* _Task statement_
Write the count of lines that contain the word "Python" and nothing else.

**** Given information

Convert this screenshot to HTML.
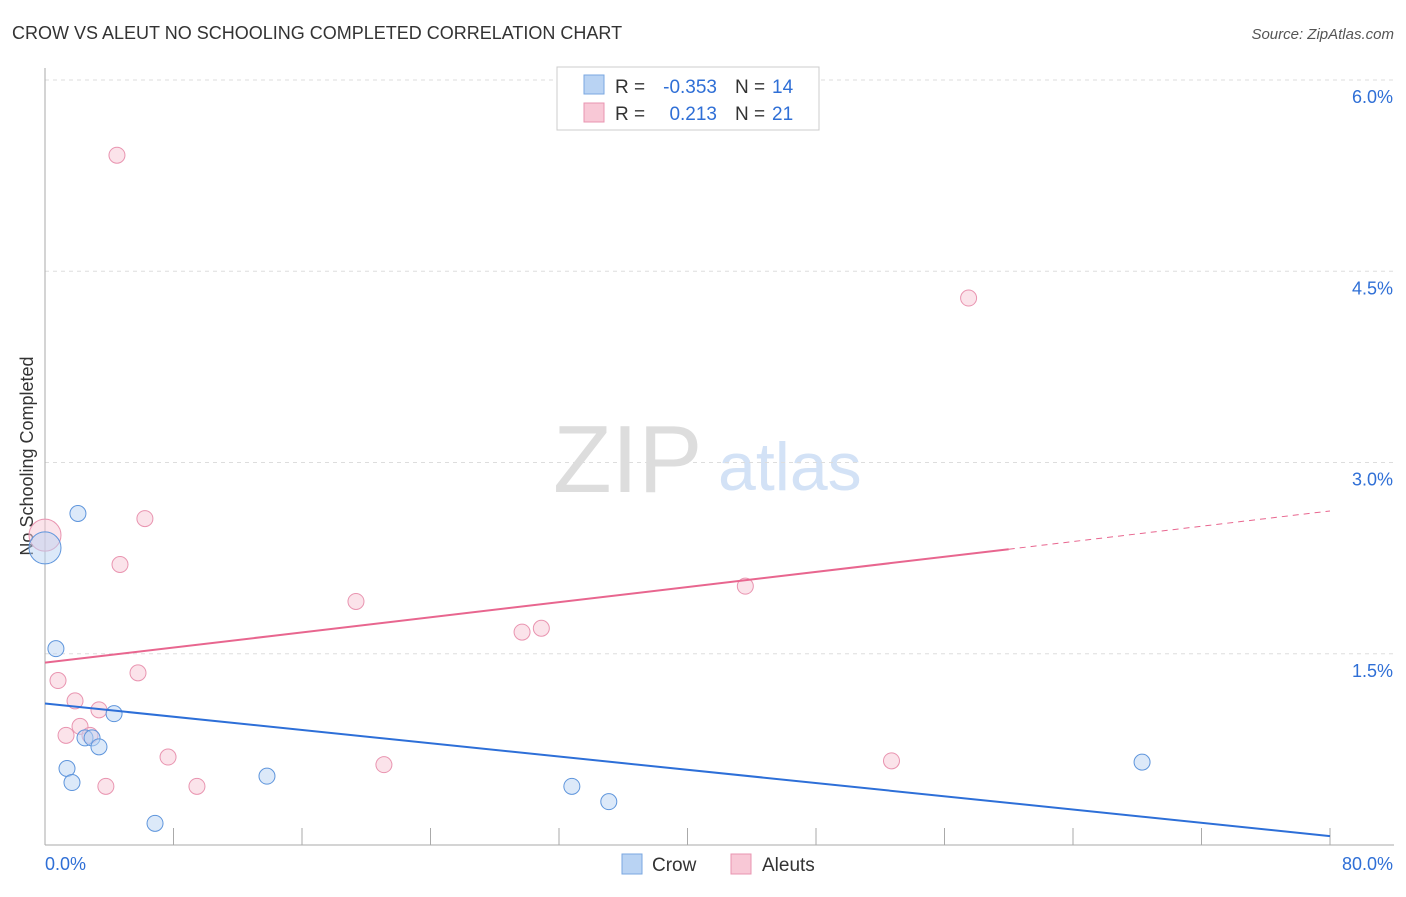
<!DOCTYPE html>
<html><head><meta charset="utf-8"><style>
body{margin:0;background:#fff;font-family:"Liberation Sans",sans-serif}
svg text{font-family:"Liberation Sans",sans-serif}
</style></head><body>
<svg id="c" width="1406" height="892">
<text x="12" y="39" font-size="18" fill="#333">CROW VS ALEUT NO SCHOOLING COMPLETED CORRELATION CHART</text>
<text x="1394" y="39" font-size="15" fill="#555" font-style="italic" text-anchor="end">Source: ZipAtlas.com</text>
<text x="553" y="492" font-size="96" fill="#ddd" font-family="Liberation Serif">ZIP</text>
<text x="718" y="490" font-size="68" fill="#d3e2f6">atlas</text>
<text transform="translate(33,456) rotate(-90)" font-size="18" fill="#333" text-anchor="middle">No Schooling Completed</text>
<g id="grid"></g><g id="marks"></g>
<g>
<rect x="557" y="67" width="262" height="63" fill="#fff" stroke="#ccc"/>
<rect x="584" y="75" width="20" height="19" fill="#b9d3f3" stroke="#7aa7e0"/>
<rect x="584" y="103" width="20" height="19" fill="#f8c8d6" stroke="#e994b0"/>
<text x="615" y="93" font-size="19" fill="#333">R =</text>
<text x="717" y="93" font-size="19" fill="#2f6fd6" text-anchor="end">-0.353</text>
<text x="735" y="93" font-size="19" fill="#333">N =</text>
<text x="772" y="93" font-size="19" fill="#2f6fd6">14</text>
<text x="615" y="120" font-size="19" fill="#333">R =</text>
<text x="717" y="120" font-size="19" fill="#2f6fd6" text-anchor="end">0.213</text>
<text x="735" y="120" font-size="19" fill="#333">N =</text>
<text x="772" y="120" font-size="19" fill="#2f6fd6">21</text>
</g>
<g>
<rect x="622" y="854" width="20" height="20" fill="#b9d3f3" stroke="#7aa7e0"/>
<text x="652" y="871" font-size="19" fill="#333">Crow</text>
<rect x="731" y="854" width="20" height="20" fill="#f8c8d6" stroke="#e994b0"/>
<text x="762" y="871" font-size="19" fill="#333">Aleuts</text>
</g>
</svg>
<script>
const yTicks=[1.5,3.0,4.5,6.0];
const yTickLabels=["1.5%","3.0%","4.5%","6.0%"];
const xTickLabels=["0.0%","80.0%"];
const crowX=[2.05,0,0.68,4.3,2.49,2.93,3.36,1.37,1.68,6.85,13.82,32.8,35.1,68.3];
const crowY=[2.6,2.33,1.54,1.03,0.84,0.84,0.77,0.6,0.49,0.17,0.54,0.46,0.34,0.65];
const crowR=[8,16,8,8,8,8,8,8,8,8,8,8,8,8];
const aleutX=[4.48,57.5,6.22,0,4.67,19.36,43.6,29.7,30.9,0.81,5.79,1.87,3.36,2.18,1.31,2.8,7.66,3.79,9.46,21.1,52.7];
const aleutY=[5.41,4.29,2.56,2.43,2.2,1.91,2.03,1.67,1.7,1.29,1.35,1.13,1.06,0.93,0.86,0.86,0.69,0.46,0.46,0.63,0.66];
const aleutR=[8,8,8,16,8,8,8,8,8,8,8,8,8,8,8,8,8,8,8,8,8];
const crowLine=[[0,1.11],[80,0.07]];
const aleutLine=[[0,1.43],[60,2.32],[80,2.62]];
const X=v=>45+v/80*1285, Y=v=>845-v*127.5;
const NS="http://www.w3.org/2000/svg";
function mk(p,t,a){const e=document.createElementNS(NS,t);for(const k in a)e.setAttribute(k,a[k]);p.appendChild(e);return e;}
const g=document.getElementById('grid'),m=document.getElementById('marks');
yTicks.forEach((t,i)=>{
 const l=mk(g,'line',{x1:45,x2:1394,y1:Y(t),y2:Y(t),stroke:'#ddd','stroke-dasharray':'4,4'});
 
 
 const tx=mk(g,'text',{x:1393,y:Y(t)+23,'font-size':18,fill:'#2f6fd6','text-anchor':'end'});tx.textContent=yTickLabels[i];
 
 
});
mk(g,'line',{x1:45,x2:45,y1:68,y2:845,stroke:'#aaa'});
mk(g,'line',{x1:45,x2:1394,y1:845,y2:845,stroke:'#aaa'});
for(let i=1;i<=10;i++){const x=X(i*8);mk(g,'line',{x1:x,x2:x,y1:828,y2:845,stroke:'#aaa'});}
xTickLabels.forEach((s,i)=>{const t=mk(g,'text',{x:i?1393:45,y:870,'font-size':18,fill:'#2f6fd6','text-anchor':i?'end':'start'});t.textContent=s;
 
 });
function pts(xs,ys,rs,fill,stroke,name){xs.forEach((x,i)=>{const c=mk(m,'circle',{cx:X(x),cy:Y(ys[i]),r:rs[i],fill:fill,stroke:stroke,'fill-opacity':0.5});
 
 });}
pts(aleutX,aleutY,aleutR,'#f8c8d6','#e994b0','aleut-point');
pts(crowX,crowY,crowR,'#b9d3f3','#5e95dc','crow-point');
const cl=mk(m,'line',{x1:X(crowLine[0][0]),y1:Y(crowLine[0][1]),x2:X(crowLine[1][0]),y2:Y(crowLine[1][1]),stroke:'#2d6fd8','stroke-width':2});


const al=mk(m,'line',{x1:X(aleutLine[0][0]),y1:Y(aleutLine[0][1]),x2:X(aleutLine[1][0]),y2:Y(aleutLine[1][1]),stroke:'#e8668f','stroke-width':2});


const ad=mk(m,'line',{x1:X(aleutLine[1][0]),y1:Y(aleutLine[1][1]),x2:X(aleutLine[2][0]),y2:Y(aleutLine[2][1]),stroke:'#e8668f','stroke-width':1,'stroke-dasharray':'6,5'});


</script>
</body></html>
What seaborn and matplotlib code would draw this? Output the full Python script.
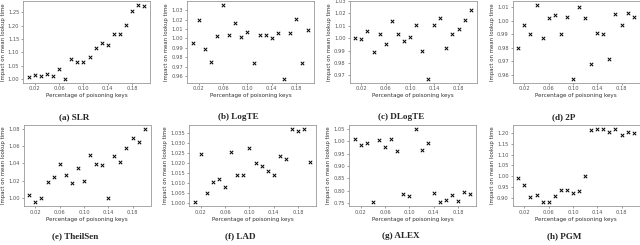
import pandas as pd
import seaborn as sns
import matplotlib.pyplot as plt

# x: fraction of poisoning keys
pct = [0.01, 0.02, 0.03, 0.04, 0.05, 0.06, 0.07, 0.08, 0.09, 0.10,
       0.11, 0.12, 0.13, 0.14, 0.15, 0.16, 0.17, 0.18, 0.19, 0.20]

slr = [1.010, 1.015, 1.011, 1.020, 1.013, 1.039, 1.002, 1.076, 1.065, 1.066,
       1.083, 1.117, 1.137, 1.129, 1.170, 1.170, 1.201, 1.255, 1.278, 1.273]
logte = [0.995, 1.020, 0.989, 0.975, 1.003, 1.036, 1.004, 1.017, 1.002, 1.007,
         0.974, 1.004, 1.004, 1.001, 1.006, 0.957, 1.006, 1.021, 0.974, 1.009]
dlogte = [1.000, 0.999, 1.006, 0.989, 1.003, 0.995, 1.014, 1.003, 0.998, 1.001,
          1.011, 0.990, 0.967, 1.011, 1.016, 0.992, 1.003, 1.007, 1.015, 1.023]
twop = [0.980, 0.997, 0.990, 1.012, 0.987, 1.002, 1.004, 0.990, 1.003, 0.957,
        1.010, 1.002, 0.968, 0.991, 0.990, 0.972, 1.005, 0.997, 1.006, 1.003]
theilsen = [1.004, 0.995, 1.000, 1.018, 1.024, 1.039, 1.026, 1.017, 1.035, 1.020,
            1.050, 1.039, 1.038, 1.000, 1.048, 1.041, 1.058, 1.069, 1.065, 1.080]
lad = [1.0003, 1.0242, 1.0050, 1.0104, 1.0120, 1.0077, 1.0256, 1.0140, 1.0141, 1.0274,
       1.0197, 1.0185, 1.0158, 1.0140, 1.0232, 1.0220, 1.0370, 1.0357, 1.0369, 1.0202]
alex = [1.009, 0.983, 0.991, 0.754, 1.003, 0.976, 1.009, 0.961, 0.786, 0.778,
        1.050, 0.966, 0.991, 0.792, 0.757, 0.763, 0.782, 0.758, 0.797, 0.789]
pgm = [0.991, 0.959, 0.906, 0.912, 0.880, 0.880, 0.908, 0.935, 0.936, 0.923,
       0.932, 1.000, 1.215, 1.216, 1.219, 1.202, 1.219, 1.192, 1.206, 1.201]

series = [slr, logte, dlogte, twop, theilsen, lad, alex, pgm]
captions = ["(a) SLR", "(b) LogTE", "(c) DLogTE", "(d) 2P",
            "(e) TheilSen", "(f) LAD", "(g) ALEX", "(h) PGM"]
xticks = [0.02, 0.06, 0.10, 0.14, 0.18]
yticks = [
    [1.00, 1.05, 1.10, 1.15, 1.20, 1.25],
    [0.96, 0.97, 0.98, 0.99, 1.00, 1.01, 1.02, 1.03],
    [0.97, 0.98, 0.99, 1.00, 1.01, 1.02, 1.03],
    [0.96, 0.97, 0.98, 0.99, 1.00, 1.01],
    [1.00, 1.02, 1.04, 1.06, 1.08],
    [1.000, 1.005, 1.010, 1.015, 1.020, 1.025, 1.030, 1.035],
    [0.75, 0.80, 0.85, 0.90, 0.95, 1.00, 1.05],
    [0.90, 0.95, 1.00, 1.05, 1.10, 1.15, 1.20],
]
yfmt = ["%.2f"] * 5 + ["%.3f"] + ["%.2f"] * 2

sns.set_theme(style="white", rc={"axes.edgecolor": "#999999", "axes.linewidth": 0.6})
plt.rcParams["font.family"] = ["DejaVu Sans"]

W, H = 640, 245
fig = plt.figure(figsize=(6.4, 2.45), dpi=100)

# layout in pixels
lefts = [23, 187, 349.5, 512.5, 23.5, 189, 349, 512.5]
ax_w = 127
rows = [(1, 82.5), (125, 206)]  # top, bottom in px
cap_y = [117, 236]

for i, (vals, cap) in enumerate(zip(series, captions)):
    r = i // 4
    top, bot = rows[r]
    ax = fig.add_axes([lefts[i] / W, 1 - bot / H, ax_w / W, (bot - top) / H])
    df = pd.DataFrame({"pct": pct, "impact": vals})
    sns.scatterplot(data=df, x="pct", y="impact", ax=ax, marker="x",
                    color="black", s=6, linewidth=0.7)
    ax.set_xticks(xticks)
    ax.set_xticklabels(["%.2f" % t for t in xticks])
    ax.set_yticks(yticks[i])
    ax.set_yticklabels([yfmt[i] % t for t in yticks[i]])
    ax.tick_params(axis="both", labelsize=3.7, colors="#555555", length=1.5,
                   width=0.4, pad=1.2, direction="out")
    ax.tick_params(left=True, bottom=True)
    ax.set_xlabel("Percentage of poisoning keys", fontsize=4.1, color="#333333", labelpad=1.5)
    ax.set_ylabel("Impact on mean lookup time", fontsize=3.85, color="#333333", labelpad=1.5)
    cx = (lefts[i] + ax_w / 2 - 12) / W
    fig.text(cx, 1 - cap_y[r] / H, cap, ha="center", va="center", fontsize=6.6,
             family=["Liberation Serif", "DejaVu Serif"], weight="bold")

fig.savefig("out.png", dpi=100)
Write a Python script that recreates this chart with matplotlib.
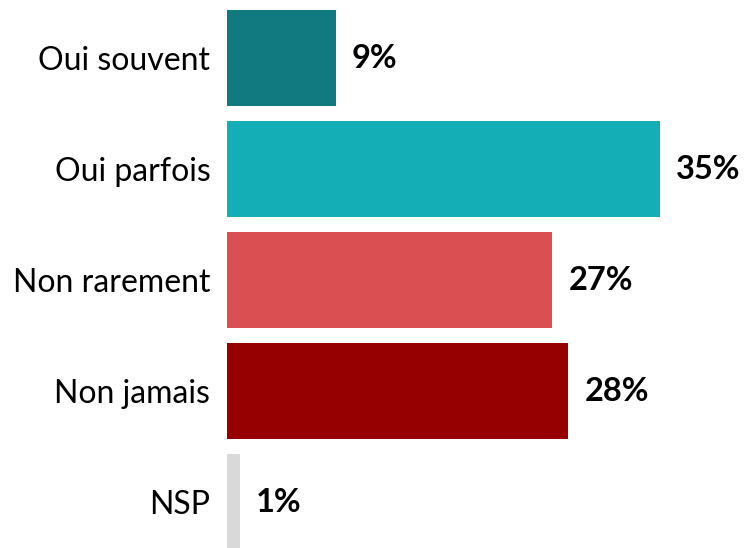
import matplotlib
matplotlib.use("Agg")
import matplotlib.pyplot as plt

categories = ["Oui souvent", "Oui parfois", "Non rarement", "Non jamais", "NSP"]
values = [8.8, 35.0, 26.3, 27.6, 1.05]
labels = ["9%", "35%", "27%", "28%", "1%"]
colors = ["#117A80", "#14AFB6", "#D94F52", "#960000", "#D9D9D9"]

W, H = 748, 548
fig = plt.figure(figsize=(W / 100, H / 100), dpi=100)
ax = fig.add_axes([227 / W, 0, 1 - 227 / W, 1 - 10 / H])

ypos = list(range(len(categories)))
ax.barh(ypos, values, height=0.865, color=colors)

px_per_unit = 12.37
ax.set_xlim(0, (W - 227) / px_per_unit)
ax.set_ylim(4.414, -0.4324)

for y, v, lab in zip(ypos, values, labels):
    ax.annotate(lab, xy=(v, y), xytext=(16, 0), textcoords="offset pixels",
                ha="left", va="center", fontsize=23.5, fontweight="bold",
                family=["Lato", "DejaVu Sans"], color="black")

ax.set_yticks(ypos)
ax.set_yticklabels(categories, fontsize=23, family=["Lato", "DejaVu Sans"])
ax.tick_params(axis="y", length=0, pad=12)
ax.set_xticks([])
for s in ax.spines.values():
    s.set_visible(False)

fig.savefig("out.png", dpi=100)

********

* _Answer to this problem_
2